Required task: Any pictures should be left out; please print exactly the lines between the line with "Clone this chart in seaborn and matplotlib." and the line with "fig.savefig('out.png', dpi=100)", inclusive.

Data in this exercise:
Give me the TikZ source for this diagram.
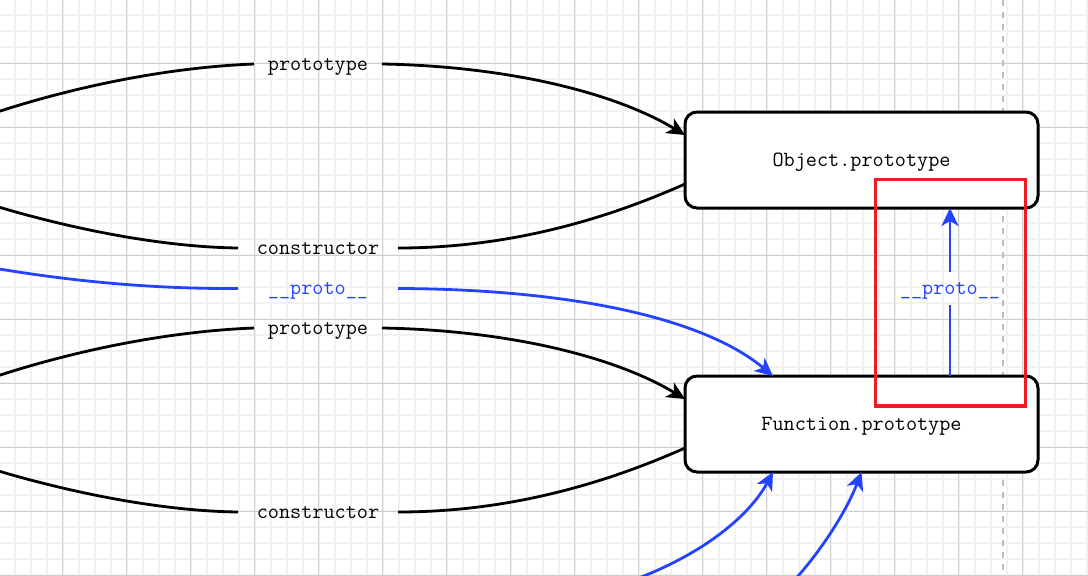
==
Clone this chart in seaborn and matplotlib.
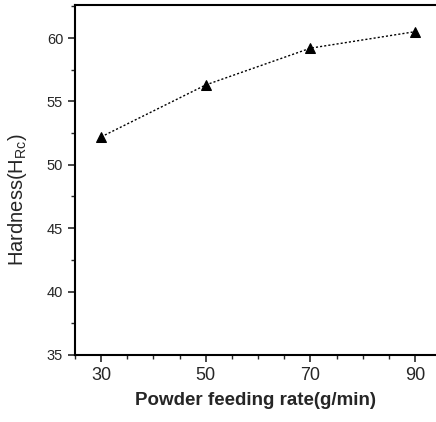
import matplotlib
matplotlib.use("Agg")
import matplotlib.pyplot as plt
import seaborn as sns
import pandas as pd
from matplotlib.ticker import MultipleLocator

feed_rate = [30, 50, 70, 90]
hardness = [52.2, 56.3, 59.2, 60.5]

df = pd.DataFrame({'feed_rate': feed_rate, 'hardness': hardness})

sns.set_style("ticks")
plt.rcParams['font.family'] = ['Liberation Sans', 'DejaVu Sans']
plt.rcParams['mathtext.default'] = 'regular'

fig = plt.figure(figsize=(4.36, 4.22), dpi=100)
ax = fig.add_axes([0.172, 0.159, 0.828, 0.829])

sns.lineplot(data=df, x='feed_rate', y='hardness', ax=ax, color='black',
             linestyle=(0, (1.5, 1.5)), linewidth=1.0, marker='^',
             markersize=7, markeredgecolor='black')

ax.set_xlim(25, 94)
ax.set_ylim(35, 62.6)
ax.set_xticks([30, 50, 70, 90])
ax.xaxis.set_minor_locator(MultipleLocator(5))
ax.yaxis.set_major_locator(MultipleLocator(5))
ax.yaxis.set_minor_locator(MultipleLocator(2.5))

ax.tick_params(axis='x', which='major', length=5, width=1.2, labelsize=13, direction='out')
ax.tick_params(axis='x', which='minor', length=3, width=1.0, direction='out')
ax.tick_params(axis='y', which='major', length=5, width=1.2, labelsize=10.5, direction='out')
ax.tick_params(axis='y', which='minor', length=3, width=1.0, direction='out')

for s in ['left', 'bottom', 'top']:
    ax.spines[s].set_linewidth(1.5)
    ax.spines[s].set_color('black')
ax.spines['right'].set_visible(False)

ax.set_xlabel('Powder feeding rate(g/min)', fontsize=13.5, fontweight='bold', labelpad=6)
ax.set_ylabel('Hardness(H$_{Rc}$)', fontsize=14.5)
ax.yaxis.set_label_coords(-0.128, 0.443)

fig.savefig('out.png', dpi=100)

Exercise response:
Clone this chart in seaborn and matplotlib.
import matplotlib
matplotlib.use("Agg")
import matplotlib.pyplot as plt
import seaborn as sns
import pandas as pd
from matplotlib.ticker import MultipleLocator

feed_rate = [30, 50, 70, 90]
hardness = [52.2, 56.3, 59.2, 60.5]

df = pd.DataFrame({'feed_rate': feed_rate, 'hardness': hardness})

sns.set_style("ticks")
plt.rcParams['font.family'] = ['Liberation Sans', 'DejaVu Sans']
plt.rcParams['mathtext.default'] = 'regular'

fig = plt.figure(figsize=(4.36, 4.22), dpi=100)
ax = fig.add_axes([0.172, 0.159, 0.828, 0.829])

sns.lineplot(data=df, x='feed_rate', y='hardness', ax=ax, color='black',
             linestyle=(0, (1.5, 1.5)), linewidth=1.0, marker='^',
             markersize=7, markeredgecolor='black')

ax.set_xlim(25, 94)
ax.set_ylim(35, 62.6)
ax.set_xticks([30, 50, 70, 90])
ax.xaxis.set_minor_locator(MultipleLocator(5))
ax.yaxis.set_major_locator(MultipleLocator(5))
ax.yaxis.set_minor_locator(MultipleLocator(2.5))

ax.tick_params(axis='x', which='major', length=5, width=1.2, labelsize=13, direction='out')
ax.tick_params(axis='x', which='minor', length=3, width=1.0, direction='out')
ax.tick_params(axis='y', which='major', length=5, width=1.2, labelsize=10.5, direction='out')
ax.tick_params(axis='y', which='minor', length=3, width=1.0, direction='out')

for s in ['left', 'bottom', 'top']:
    ax.spines[s].set_linewidth(1.5)
    ax.spines[s].set_color('black')
ax.spines['right'].set_visible(False)

ax.set_xlabel('Powder feeding rate(g/min)', fontsize=13.5, fontweight='bold', labelpad=6)
ax.set_ylabel('Hardness(H$_{Rc}$)', fontsize=14.5)
ax.yaxis.set_label_coords(-0.128, 0.443)

fig.savefig('out.png', dpi=100)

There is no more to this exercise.